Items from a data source
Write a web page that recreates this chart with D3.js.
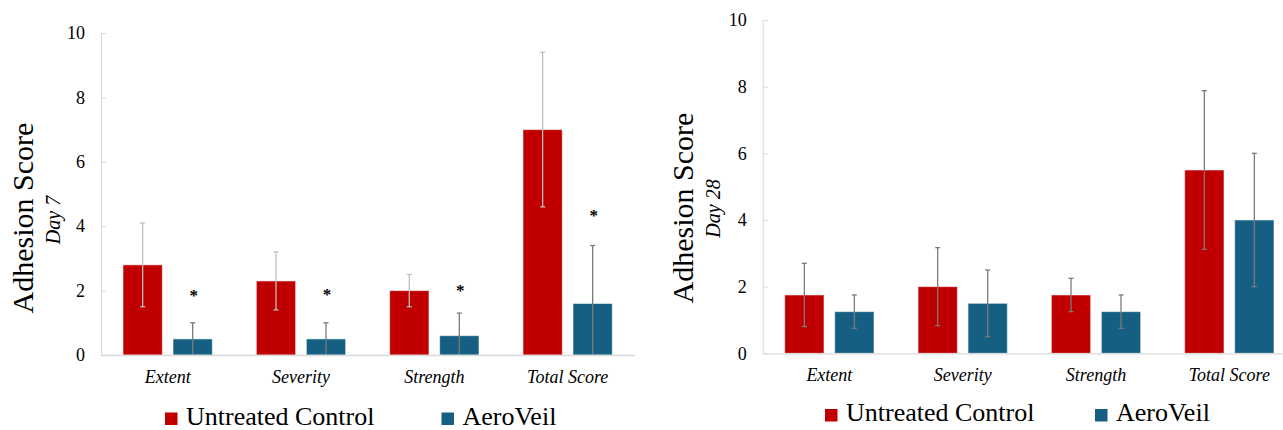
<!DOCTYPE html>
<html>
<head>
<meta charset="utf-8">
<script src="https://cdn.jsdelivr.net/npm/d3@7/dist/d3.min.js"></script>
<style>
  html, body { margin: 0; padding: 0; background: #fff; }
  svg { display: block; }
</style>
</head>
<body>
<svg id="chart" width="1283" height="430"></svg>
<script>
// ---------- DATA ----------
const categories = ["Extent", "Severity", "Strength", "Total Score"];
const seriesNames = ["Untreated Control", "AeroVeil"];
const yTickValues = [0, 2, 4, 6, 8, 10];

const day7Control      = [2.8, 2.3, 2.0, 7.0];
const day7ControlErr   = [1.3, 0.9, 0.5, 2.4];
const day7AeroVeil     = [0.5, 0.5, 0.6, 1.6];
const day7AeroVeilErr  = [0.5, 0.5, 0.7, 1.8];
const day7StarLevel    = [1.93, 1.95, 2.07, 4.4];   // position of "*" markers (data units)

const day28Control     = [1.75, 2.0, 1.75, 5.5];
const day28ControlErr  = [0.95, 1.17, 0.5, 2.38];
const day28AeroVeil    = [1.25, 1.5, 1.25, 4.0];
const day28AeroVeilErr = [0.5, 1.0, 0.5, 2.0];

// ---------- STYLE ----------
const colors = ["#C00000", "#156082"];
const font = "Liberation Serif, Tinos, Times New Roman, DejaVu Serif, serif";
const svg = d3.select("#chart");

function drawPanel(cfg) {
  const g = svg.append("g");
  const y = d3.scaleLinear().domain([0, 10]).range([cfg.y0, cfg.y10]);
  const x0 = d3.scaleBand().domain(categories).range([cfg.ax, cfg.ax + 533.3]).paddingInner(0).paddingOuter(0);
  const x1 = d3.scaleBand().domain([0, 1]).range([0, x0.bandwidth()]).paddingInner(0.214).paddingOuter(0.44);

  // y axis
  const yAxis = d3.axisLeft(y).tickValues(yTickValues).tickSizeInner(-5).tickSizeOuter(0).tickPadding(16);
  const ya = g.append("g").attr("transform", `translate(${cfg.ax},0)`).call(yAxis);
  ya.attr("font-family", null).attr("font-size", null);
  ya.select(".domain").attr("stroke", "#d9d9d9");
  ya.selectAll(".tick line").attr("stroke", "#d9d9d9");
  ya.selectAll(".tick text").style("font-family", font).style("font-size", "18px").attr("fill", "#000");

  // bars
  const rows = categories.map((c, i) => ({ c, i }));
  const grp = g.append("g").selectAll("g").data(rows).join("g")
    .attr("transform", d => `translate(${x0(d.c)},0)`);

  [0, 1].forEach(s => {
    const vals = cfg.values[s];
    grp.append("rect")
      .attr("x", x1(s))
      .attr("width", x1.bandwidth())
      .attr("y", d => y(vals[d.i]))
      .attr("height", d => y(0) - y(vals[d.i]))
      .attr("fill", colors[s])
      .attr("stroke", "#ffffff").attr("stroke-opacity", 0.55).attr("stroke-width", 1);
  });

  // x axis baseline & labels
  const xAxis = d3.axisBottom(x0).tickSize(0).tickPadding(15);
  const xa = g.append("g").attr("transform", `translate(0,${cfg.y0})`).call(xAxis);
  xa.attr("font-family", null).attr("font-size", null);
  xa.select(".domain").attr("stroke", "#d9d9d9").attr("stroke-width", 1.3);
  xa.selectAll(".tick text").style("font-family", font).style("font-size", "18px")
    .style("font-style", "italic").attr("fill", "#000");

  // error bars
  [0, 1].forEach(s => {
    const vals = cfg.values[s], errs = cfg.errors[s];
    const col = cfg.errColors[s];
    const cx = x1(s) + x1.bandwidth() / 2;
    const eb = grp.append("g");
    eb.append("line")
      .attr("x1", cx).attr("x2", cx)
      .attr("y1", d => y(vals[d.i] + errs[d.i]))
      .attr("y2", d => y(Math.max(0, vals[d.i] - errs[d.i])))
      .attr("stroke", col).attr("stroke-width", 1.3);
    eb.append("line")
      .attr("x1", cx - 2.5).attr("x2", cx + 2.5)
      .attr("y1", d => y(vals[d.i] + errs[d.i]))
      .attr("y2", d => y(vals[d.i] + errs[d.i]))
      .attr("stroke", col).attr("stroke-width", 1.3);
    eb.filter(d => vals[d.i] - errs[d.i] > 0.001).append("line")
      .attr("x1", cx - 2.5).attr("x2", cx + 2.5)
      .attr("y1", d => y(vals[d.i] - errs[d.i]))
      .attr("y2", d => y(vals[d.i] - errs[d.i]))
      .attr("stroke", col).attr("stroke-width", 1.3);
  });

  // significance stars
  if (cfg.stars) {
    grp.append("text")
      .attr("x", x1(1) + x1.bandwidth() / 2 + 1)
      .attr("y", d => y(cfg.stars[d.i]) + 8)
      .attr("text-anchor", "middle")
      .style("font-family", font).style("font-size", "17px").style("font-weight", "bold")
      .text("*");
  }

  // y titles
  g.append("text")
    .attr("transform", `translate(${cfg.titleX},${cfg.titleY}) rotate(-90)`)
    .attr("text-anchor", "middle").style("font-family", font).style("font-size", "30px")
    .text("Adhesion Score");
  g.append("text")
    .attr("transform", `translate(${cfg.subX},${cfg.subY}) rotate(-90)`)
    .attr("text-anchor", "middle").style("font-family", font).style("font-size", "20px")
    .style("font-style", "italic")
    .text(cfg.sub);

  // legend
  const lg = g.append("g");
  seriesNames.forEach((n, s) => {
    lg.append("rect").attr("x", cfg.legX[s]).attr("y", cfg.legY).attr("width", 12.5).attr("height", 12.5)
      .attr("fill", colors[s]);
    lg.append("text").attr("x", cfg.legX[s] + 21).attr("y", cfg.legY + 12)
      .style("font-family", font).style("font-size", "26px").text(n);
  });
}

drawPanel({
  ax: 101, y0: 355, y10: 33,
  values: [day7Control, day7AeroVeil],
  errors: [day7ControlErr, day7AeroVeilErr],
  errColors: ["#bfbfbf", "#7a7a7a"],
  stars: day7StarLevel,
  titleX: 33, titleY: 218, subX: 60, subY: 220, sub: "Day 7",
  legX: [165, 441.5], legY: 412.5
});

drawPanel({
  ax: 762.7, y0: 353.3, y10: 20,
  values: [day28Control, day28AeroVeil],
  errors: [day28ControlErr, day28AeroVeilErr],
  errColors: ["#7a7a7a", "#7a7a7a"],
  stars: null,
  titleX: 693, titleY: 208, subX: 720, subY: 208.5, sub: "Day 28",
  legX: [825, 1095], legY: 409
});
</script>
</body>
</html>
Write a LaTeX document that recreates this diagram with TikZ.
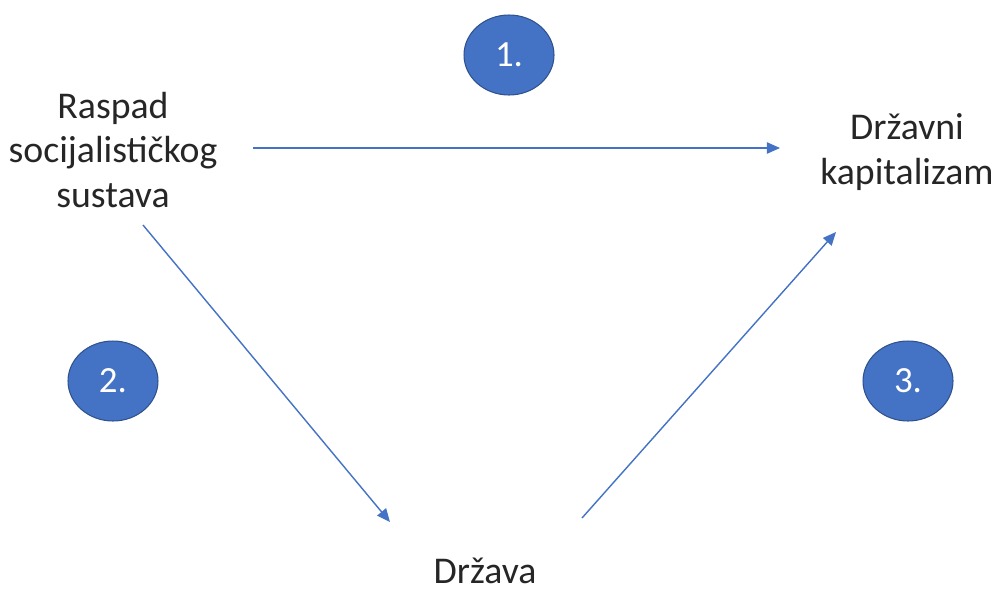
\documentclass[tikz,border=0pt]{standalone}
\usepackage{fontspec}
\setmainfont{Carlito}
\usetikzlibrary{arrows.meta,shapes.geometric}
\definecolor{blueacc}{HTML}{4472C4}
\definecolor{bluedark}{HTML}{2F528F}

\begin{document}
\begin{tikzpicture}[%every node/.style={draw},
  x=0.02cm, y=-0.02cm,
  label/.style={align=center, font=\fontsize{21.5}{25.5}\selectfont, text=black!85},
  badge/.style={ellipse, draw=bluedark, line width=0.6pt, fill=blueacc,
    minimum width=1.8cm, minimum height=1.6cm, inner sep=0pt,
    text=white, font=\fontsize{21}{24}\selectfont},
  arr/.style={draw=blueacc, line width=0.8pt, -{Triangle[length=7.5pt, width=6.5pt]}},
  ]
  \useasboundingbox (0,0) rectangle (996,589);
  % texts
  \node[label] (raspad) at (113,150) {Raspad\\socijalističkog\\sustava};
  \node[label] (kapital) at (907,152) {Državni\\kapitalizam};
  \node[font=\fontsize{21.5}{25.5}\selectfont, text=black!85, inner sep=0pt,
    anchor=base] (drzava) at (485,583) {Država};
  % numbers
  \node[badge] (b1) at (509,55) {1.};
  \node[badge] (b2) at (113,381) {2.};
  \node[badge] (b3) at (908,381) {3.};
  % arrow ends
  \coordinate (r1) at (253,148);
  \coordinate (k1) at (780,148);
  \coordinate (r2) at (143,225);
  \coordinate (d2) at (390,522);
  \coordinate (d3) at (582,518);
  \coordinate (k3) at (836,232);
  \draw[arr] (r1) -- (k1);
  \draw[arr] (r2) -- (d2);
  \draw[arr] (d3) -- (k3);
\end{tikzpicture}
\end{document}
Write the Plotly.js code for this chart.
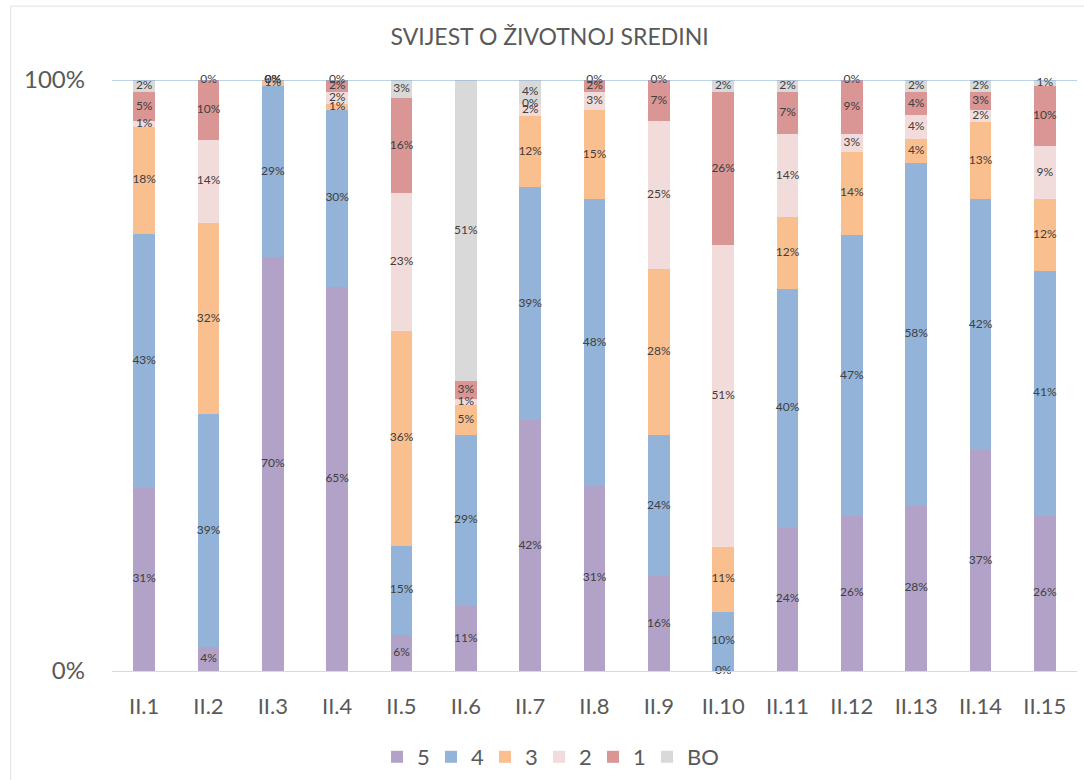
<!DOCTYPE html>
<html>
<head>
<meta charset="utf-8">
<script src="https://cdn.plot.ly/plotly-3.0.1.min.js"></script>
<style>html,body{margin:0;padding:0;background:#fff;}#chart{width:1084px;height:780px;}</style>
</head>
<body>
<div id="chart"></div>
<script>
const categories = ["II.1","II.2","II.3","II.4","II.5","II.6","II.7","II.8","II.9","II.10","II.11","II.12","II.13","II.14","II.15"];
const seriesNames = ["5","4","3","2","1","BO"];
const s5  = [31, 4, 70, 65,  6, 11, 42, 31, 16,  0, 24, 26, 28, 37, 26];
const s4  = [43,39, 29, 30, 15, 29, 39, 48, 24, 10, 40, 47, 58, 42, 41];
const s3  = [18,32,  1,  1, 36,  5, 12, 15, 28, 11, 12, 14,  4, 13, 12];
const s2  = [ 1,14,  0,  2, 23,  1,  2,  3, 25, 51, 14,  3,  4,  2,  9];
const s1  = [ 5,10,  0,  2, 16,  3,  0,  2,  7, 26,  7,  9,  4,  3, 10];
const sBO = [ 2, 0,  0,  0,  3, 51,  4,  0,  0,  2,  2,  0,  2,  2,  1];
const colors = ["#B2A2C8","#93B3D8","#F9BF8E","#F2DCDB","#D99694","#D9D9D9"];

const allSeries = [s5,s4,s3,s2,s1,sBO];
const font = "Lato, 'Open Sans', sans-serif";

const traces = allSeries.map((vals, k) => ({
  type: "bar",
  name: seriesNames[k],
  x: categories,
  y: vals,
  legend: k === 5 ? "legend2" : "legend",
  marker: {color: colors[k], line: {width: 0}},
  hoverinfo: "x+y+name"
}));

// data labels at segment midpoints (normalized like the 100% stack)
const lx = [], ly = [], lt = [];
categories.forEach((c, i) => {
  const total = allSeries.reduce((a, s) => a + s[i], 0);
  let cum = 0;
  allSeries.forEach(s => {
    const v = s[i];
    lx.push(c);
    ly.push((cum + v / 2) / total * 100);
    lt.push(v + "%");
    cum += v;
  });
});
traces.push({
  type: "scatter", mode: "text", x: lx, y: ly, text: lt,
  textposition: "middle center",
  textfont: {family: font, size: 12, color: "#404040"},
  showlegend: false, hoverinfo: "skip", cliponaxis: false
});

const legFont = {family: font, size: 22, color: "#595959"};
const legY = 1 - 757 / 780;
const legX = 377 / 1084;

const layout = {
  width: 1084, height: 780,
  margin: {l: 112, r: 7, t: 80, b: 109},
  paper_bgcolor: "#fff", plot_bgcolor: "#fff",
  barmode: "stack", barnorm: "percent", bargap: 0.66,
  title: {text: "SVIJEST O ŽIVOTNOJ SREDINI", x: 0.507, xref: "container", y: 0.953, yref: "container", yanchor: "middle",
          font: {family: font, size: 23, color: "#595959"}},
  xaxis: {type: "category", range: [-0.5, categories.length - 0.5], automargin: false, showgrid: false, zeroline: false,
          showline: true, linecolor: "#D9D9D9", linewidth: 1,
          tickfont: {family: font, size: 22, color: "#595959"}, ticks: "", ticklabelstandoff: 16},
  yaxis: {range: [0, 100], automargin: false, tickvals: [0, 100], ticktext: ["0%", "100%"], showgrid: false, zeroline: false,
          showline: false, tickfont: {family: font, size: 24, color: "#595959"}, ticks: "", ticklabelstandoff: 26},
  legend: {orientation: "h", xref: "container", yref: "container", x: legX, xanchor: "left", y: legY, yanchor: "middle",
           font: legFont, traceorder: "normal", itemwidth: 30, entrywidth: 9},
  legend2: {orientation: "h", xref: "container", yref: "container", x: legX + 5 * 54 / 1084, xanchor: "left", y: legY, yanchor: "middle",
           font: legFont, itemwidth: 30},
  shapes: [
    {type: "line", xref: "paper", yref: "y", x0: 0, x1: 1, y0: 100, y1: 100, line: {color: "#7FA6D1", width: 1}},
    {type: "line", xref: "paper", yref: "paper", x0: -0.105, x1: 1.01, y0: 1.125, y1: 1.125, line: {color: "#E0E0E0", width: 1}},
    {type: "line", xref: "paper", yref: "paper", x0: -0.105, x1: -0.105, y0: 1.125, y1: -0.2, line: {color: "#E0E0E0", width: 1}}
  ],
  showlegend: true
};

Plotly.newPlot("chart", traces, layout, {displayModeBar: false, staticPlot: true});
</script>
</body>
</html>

→ Exercise instructions
Copy out every line of the listing that contains the string "this".

→ Task answer
Write a web page that recreates this chart with D3.js.
Write a LaTeX document that recreates this diagram with TikZ.
Write the Plotly.js code for this chart.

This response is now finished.